If M.K. Narayanan, with his 37 years of intelligence work for the Indian government and a further 15 years of advisory role on clandestine activity since his retirement had not met Robert Gates at the Pentagon on July 16, the 123 Agreement to operationalise the Indo-US nuclear deal may have spilled over into another round of negotiations, maybe next month in New Delhi.
Gates, now Americas defence secretary, and Narayanan, now national security adviser, have had parallel lives in the shadowy intelligence worlds of their respective countries.
Gates is the only career officer in the history of the Central Intelligence Agency to have risen from an entry-level operative to CIA director. But the two men also had a 17 year-old matter to settle between them.
So they were looking forward to last weeks meeting to smooth things over and take matters, which were beyond the nuclear deal, forward.
Few people now remember that when Gates arrived in New Delhi in May 1990 from Islamabad as Americas policeman to stop what Washington thought was an imminent nuclear war in South Asia, Narayanan was right at the top of the Indian intelligence set up.
He had been chief of the Intelligence Bureau (IB) from 1987 to 1990, then headed the Joint Intelligence Committee and again became IB chief in 1991 till his retirement in 1992.
India held the 1990 Gates mission to South Asia and Washingtons subsequent claim that it averted a nuclear holocaust as a result of that mission in utter contempt then and continues to do so till this day. But neither Americas intelligence community nor its strategic community has been able to live down the reality that India and Pakistan have managed their nuclear balance between them and on their own.
So on Monday, Narayanan appropriately went to the strategic community in Washington within 40 minutes of his arrival here for his first interaction with them since becoming national security adviser three years ago.
For two full hours, he gave them his assessment of the security dimensions in Indias neighbourhood and listened to their response that obviously included the nuclear-armed status on India and Pakistan.
Then he went to see Gates.

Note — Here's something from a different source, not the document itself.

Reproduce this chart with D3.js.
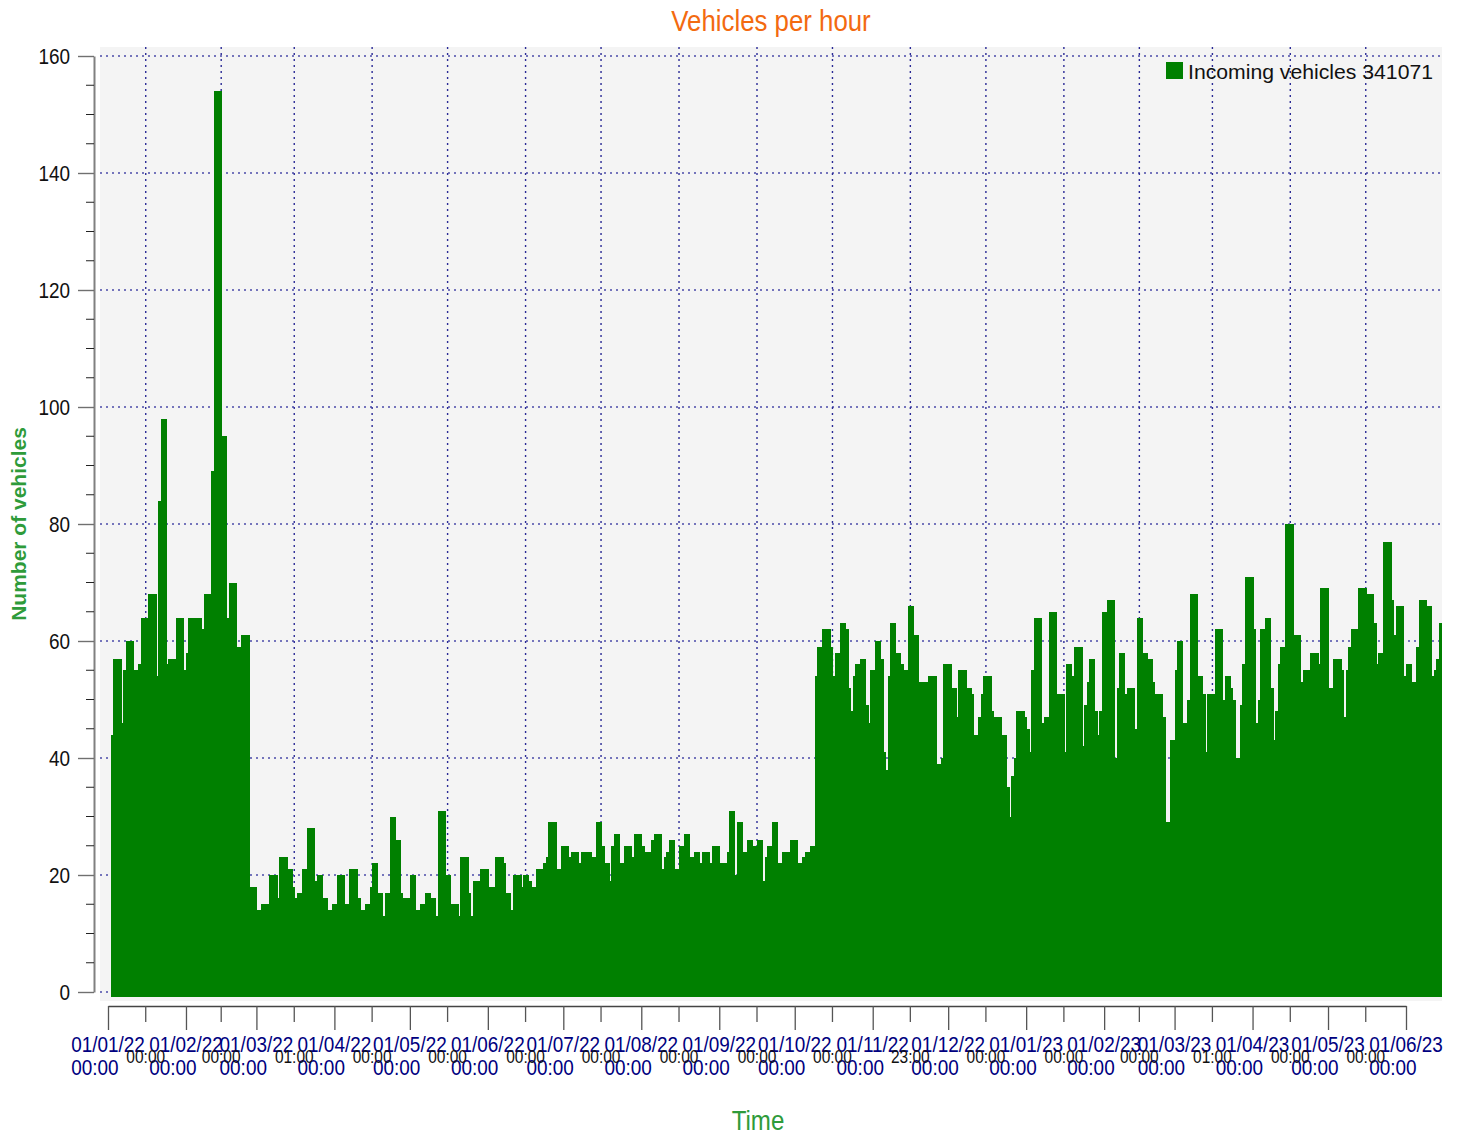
<!DOCTYPE html>
<html>
<head>
<meta charset="utf-8">
<title>Vehicles per hour</title>
<script src="https://cdn.jsdelivr.net/npm/d3@7"></script>
<style>
  body { margin: 0; background: #fff; }
  svg text { font-family: "Liberation Sans", Arial, sans-serif; }
</style>
</head>
<body>
<div id="chart"></div>
<script>
// daily peak of vehicles per hour, first value = 2022-01-02
const firstDay = "2022-01-02";
const vehicles = [
  44,57,57,57,46,55,60,60,60,55, 55,56,64,64,64,68,68,68,54,84,
  98,98,56,57,57,57,64,64,64,55, 58,64,64,64,64,64,62,68,68,68,
  89,154,154,154,95,95,64,70,70,70, 59,59,61,61,61,18,18,18,14,14,
  15,15,15,20,20,20,16,23,23,23, 21,21,18,16,17,17,21,21,28,28,
  28,19,20,20,16,16,14,14,15,15, 20,20,20,15,15,21,21,21,16,14,
  14,15,15,18,22,22,17,17,13,17, 17,30,30,26,26,17,16,16,16,20,
  20,14,14,15,15,17,17,16,16,13, 31,31,31,20,20,15,15,15,13,23,
  23,23,17,13,19,19,19,21,21,21, 18,18,18,23,23,23,22,17,17,14,
  20,20,20,18,20,20,19,18,18,21, 21,21,22,23,29,29,29,21,21,25,
  25,25,23,24,24,24,22,24,24,24, 24,23,23,29,29,25,22,22,19,25,
  27,27,22,22,25,25,25,23,27,27, 27,25,24,24,24,26,27,27,27,21,
  23,24,26,26,21,21,25,25,27,27, 23,23,24,24,22,24,24,24,22,25,
  25,25,22,22,22,24,31,31,20,29, 29,24,24,26,26,25,25,26,26,19,
  23,25,25,29,29,22,22,24,24,24, 26,26,26,22,22,23,24,24,25,25,
  54,59,59,62,62,62,59,54,58,58, 63,63,62,52,48,54,56,56,57,57,
  49,46,55,55,60,60,57,41,38,54, 63,63,58,58,56,55,55,66,66,61,
  61,53,53,53,53,54,54,54,39,39, 40,56,56,56,52,52,47,55,55,55,
  52,52,51,44,44,47,51,54,54,54, 48,47,47,47,44,44,35,30,37,40,
  48,48,48,47,45,41,55,64,64,64, 46,47,47,65,65,65,51,51,51,41,
  56,56,54,59,59,59,42,49,53,57, 57,48,44,48,65,65,67,67,67,40,
  52,58,58,51,52,52,52,45,64,64, 58,58,57,57,53,51,51,51,47,29,
  29,43,43,55,60,60,46,46,50,68, 68,68,54,54,51,41,51,51,51,62,
  62,62,50,54,54,52,50,40,40,49, 56,71,71,71,62,46,50,62,62,64,
  64,52,43,48,56,59,59,80,80,80, 61,61,61,53,55,55,55,58,58,58,
  56,69,69,69,52,52,57,57,57,55, 47,55,59,62,62,62,69,69,69,68,
  68,68,63,56,58,58,77,77,77,67, 61,66,66,66,54,56,56,53,53,59,
  67,67,67,66,66,54,55,57,63
];
const seriesName = "Incoming vehicles";
const seriesTotal = 341071;

const monthTicks = ["2022-01-01","2022-02-01","2022-03-01","2022-04-01","2022-05-01","2022-06-01",
  "2022-07-01","2022-08-01","2022-09-01","2022-10-01","2022-11-01","2022-12-01",
  "2023-01-01","2023-02-01","2023-03-01","2023-04-01","2023-05-01","2023-06-01"];
const midTicks = ["2022-01-16T00:00","2022-02-15T00:00","2022-03-16T01:00","2022-04-16T00:00",
  "2022-05-16T00:00","2022-06-16T00:00","2022-07-16T00:00","2022-08-16T00:00","2022-09-16T00:00",
  "2022-10-16T00:00","2022-11-15T23:00","2022-12-16T00:00","2023-01-16T00:00","2023-02-15T00:00",
  "2023-03-16T01:00","2023-04-16T00:00","2023-05-16T00:00"];
const yMajor = [0,20,40,60,80,100,120,140,160];
const yMinor = [5,10,15,25,30,35,45,50,55,65,70,75,85,90,95,105,110,115,125,130,135,145,150,155];

const W = 1461, H = 1137;
const plot = {left: 100, right: 1442, top: 47, bottom: 1001};
const SQ = 0.86; // glyphs in the picture are a bit narrow

const parseDay = d3.utcParse("%Y-%m-%d");
const parseTime = d3.utcParse("%Y-%m-%dT%H:%M");
const fmtDate = d3.utcFormat("%d/%m/%y");
const fmtHour = d3.utcFormat("%H:%M");

const x = d3.scaleUtc()
    .domain([parseDay("2022-01-01"), parseDay("2023-06-01")])
    .range([108, 1406]);
const y = d3.scaleLinear().domain([0, 160]).range([992, 56]);

const days = vehicles.map((v, i) => ({date: d3.utcDay.offset(parseDay(firstDay), i), v: v}));

const svg = d3.select('#chart').append('svg')
    .attr('width', W).attr('height', H);

function squeeze(sel, k) {
  sel.each(function() {
    const w = this.getComputedTextLength();
    this.setAttribute('textLength', w * k);
    this.setAttribute('lengthAdjust', 'spacingAndGlyphs');
  });
}

// plot background
svg.append('rect')
    .attr('x', plot.left).attr('y', plot.top)
    .attr('width', plot.right - plot.left).attr('height', plot.bottom - plot.top)
    .attr('fill', '#f4f4f4');

// grid
const grid = svg.append('g');
grid.selectAll('.hg').data(yMajor).enter().append('line')
    .attr('x1', plot.left).attr('x2', plot.right)
    .attr('y1', d => y(d)).attr('y2', d => y(d))
    .attr('stroke', '#4a4aa8').attr('stroke-width', 1.6)
    .attr('stroke-dasharray', '2,4');
grid.selectAll('.vg').data(midTicks).enter().append('line')
    .attr('x1', d => x(parseTime(d))).attr('x2', d => x(parseTime(d)))
    .attr('y1', plot.top).attr('y2', plot.bottom)
    .attr('stroke', '#2a2a96').attr('stroke-width', 1.4)
    .attr('stroke-dasharray', '2,4');

// bars (a touch wider than a day so neighbours join without seams)
svg.append('g').attr('shape-rendering', 'crispEdges')
  .selectAll('rect').data(days).enter().append('rect')
    .attr('x', d => x(d.date))
    .attr('width', d => x(d3.utcDay.offset(d.date, 1)) - x(d.date) + 1)
    .attr('y', d => y(d.v))
    .attr('height', d => y(-0.85) - y(d.v))
    .attr('fill', '#008000');

// y axis
const yAx = svg.append('g').attr('transform', 'translate(94,0)')
    .call(d3.axisLeft(y).tickValues(yMajor).tickSize(16).tickSizeOuter(0).tickPadding(8));
yAx.select('.domain').attr('stroke', '#808080').attr('stroke-width', 2);
yAx.selectAll('.tick line').attr('stroke', '#707070').attr('stroke-width', 1.4);
yAx.selectAll('.tick text').attr('font-size', 22).attr('fill', '#111')
    .attr('font-family', '"Liberation Sans", Arial, sans-serif').call(squeeze, SQ);
svg.append('g').selectAll('line').data(yMinor).enter().append('line')
    .attr('x1', 86).attr('x2', 94)
    .attr('y1', d => y(d)).attr('y2', d => y(d))
    .attr('stroke', '#222').attr('stroke-width', 1);

// x axis
const xAx = svg.append('g').attr('transform', 'translate(0,1006)')
    .call(d3.axisBottom(x).tickValues(monthTicks.map(parseDay)).tickSize(24)
        .tickSizeOuter(0).tickFormat(''));
xAx.select('.domain').attr('stroke', '#444').attr('stroke-width', 1.4);
xAx.selectAll('.tick line').attr('stroke', '#555').attr('stroke-width', 1.3);
svg.append('g').selectAll('line').data(midTicks).enter().append('line')
    .attr('x1', d => x(parseTime(d))).attr('x2', d => x(parseTime(d)))
    .attr('y1', 1006).attr('y2', 1022)
    .attr('stroke', '#555').attr('stroke-width', 1.3);

// month labels: date line centred, hour line aligned to its left edge
const mLab = svg.append('g').selectAll('g').data(monthTicks).enter().append('g');
mLab.each(function(d) {
  const g = d3.select(this), t = parseDay(d), cx = x(t);
  const l1 = g.append('text').text(fmtDate(t))
      .attr('font-size', 22).attr('fill', '#000080');
  const w = l1.node().getComputedTextLength() * SQ;
  l1.attr('textLength', w).attr('lengthAdjust', 'spacingAndGlyphs')
    .attr('x', cx - w / 2).attr('y', 1051.5);
  g.append('text').text(fmtHour(t))
      .attr('font-size', 22).attr('fill', '#000080')
      .attr('x', cx - w / 2).attr('y', 1075)
      .call(squeeze, SQ);
});
svg.append('g').selectAll('text').data(midTicks).enter().append('text')
    .text(d => fmtHour(parseTime(d)))
    .attr('font-size', 18).attr('fill', '#111')
    .call(squeeze, SQ)
    .attr('x', function(d) { return x(parseTime(d)) - this.getAttribute('textLength') / 2; })
    .attr('y', 1062.5);

// titles
svg.append('text').text('Vehicles per hour')
    .attr('font-size', 30).attr('fill', '#f36a10')
    .call(squeeze, SQ)
    .attr('x', function() { return 771 - this.getAttribute('textLength') / 2; })
    .attr('y', 31);
svg.append('text').text('Time')
    .attr('font-size', 28).attr('fill', '#2e9b3a')
    .call(squeeze, SQ)
    .attr('x', function() { return 758 - this.getAttribute('textLength') / 2; })
    .attr('y', 1130);
svg.append('text').text('Number of vehicles')
    .attr('font-size', 21).attr('font-weight', 'bold').attr('fill', '#2e9b3a')
    .attr('text-anchor', 'middle')
    .attr('transform', 'translate(26,524) rotate(-90)');

// legend
svg.append('rect').attr('x', 1166).attr('y', 62).attr('width', 17).attr('height', 17)
    .attr('fill', '#008000');
const legT = svg.append('text').text(seriesName + ' ' + seriesTotal)
    .attr('x', 1188).attr('y', 78.7)
    .attr('font-family', '"DejaVu Sans", Verdana, sans-serif')
    .attr('font-size', 20).attr('fill', '#111');
legT.attr('textLength', 245).attr('lengthAdjust', 'spacingAndGlyphs');
</script>
</body>
</html>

There was no rancour. At that meeting, according to multiple accounts, the two men built a bond that is only shared by men and women from the cloak and dagger world of spymasters. Bygones were bygones.
Gates was instrumental in arranging the crucial meeting between US vice president Dick Cheney and Narayanan on Thursday, which sent an unmistakable political signal to the American officials connected with the nuclear deal that their mandate was to finalise the 123 Agreement, not to block it further.
Cheney and Gates go back a long time. At the time of his 1990 mission to Islamabad and New Delhi, Gates was deputy national security adviser in father Bushs White House and Cheney was doing Gates current job.
Gates briefed Cheney soon after he had met Narayanan, giving the vice president a comprehensive account of Narayanans presentation at the Pentagon meeting. Obviously, the defence secretary had been impressed and the account by Gates made Cheney curious enough to want to know more.
So, when Cheney met the Indian national security adviser, he quickly gave the green signal for the nuclear deal and proceeded to carve up the world between India and the US in his pet neo-conservative fantasy.
India was primarily interested in getting the 123 Agreement past the roadblocks which have held it up for more than a year. But Cheney was interested in what India and the US could do together in Asia with other democracies, such as Japan and Australia and in the volatile areas of the worlds energy supplies along with good Muslims who are in his pocket. Naturally, that excludes the Iranians.
Narayanan, it was obvious to the Americans, brought with him the authority of Prime Minister Manmohan Singh, but always understated it, according to US sources.
They said the deference shown by foreign secretary Shiv Shankar Menon to his counterpart in the department of atomic energy, Anil Kakodkar, Menons senior by many years, also showed that the Indian team had come with the authority and the willingness to bring the talks to a successful conclusion.
That made it incumbent on the US to rise to occasion. And in the end they did.